I was wondering… Is there any reason why the PICK command can only retrieve a value up to 64 down on the stack?
whenever I try:
or any value above 64, it will return 0 - even though the value is definitely not 0.
A way to get around it is to do:
DEPTH 64 MINUS PEEK
which works, but then it adds 2 commands. No big deal, but in a script where I already have to compensate (lower) delays to accommodate for the processing time of the Mini Maestro, every ms count! Just thought I’d put it out, since there is no mention of that limitation in the manual.
I do have a question however:
The command SERIAL_SEND_BYTE “interprets” a value as a byte and sends it over TX. Given the initial value can be anything from -32768 to 32767, how is the “interpretation” calculated? Do I have to make sure the value is between 0 and 255?
Sorry for the inconvenience. We originally wrote the PICK command for the Micro Maestro, which has a much smaller stack, and when we made the Mini Maestros we didn’t realize it had this limitation. I have updated the “Command Reference” section of the user’s guide to say that the argument of PICK needs to be between 0 and 63.
Thank you for telling us about this, and thanks for the workaround. I have packaged it into a subroutine which might be useful to you or other Maestro scripters:
depth swap minus 2 minus peek
You can use deep_pick just like you would use pick, but there are no limitations on the argument besides that imposed by the stack size.
The interpretation is the same thing that happens in most C compilers when you do “unsigned char my_byte = 8000;”. The byte you get is the original number modulo 256. For positive numbers, this is the same as taking the remainder after dividing the number by 256. So you don’t need to make sure the argument is within 0 to 255. For clear, readable code, that is a good practice, but if you want to save a few instruction cycles and know what you’re doing then it’s not necessary.
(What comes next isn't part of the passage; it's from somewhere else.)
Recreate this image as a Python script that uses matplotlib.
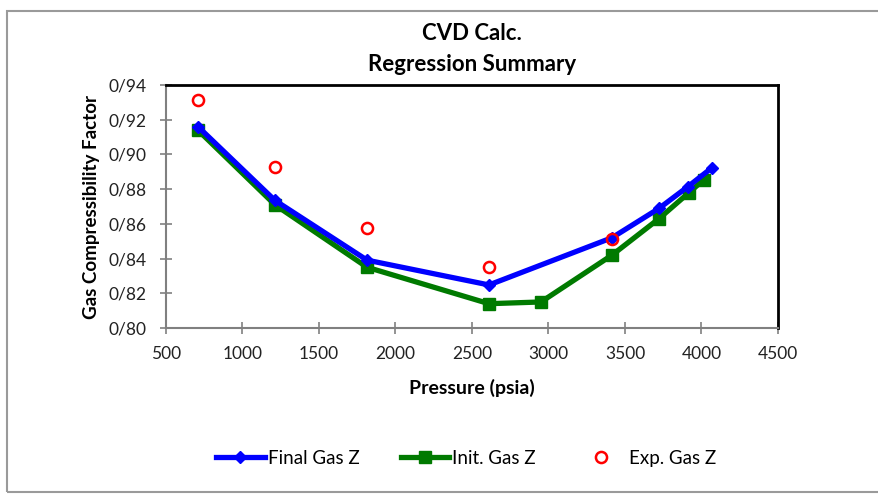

Thanks David, sorry I didn’t catch your reply earlier - been keeping busy on that motion control project…
As it keeps evolving (the project), it becomes clear that a micro-controller will be needed; I am hitting the limits of the mini maestro processing speed and scripting capabilities. However, I am not quite sure which one I should pick… pretty new to all this, and a bit intimidated by the programming language (I am comfortable writing in Python, JS, AS2/AS3 and… maestro ).
I wrote a script on the maestro that “records” the data from a pot (for 25sec.), and then allow to play it back as many times as wanted, or erase it and re-record a new motion. It works well on my test bench (one servo, one pot, a few LEDS and buttons), but I get a few ms lag here and there… so many IFs, ELSEs and calculation per cycle that the poor mini maestro has a hard time keeping up… So far I’ve been compensating by lowering the delays here and there, but for sure once I put it in the system (with 6 servos and 6 pots), the lag will become unacceptable.
Ideally, all that calculation would be handled by a more capable micro-controller, and the maestros would only interface between the controller and the devices… Also, it would hopefully allow me to use optical encoders (6) instead of pots, to increase the level of precision and get rid of that noise problem… Any suggestion that would fulfill these requirements (without breaking the bank, ideally )?
If anyone’s interested, here’s a link to the full script (not copying here as it is 455 lines!):
It features a calibration sub that establishes the neutral (centering) and speed values forward and reverse, a recording sub that records (saves into the stack) pot position every 250ms, and a playback sub that plays the recorded motion by picking every values from the stack (without erasing them), and apply the corrects the speed (checking the calibration data) every 125 ms to stay on target. I am pretty proud of that “program” - seems like it squeezes pretty much everything out of the maestro.
We have plenty of programmable controllers you can pick from:
All of them would be much more powerful than the Maestro scripting. Most of them would require you to learn C, but there is plenty of example code available for each platform. I think you might like the Orangutan SV-328 because it’s one of the cheapest controllers we sell that has an LCD, which can be very useful when you are debugging your programs. Once you have developed your code, you can load it onto a Baby Orangutan B-328 for the final deployment if you want. Both of these boards are based on the ATmega328p which has 2KB of RAM, so you could store much longer or much higher resolution movement sequences.